Chenopodium Quinoa Seed Oil ●
TL;DR. This ingredient is primarily an emollient and conditioning lipid, used to soften skin and hair, reduce transepidermal water loss, and add slip to creams, oils, balms, and conditioners.
What does Chenopodium Quinoa Seed Oil do in a cosmetic formula?
This ingredient is primarily an emollient and conditioning lipid, used to soften skin and hair, reduce transepidermal water loss, and add slip to creams, oils, balms, and conditioners.
Is Chenopodium Quinoa Seed Oil clean?
From a clean-beauty perspective, this ingredient is generally well tolerated and has little restricted-list friction. The main quality watchpoint is freshness, since highly unsaturated plant lipids can oxidize if poorly stored or under-protected in formula.
Is Chenopodium Quinoa Seed Oil sustainable?
This ingredient is plant-derived, renewable, and expected to be readily biodegradable. Its sustainability profile depends mostly on agricultural practices, traceable sourcing, and whether the material is pressed from food-crop seeds or recovered from processing streams.
Is Chenopodium Quinoa Seed Oil COSMOS-approved?
This ingredient is permitted under COSMOS-natural standards and can fit COSMOS-organic formulas when the agricultural source and processing meet organic requirements. It aligns well with Green Chemistry when obtained by mechanical pressing or other low-residue methods, with renewable feedstock and good biodegradability.
How does Chenopodium Quinoa Seed Oil work chemically?
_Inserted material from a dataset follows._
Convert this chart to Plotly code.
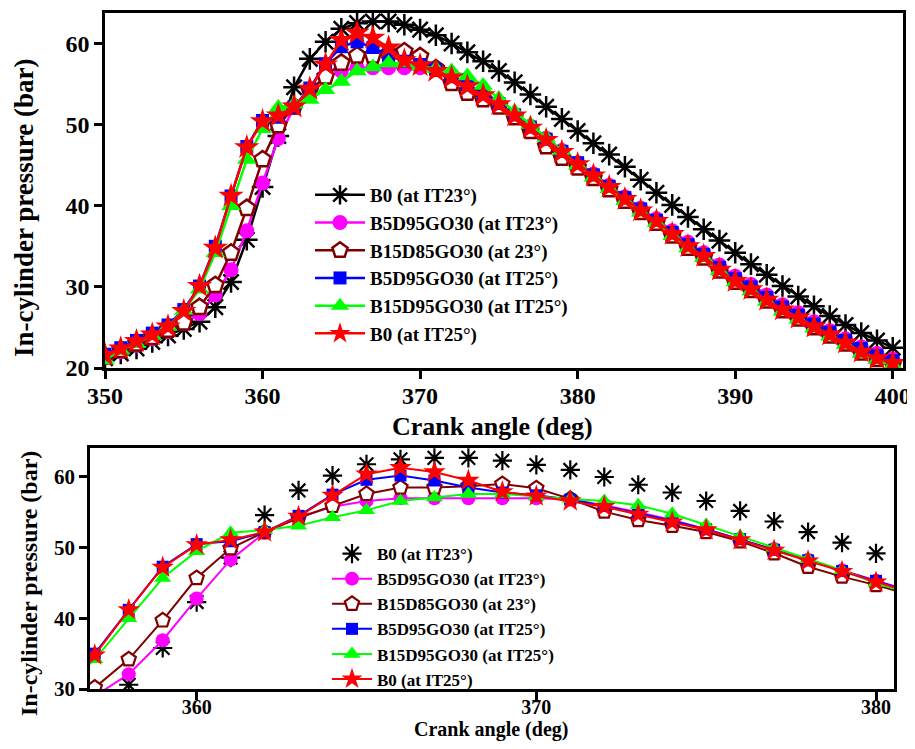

This material is a triglyceride-rich botanical lipid with a fatty acid profile typically led by linoleic and oleic acids, plus smaller fractions of palmitic, stearic, and alpha-linolenic acids and natural tocopherols. It is usually used around 0.5% to 10% in emulsions or anhydrous products, and its unsaturation means antioxidants, opaque packaging, and controlled heat exposure help preserve odor and color.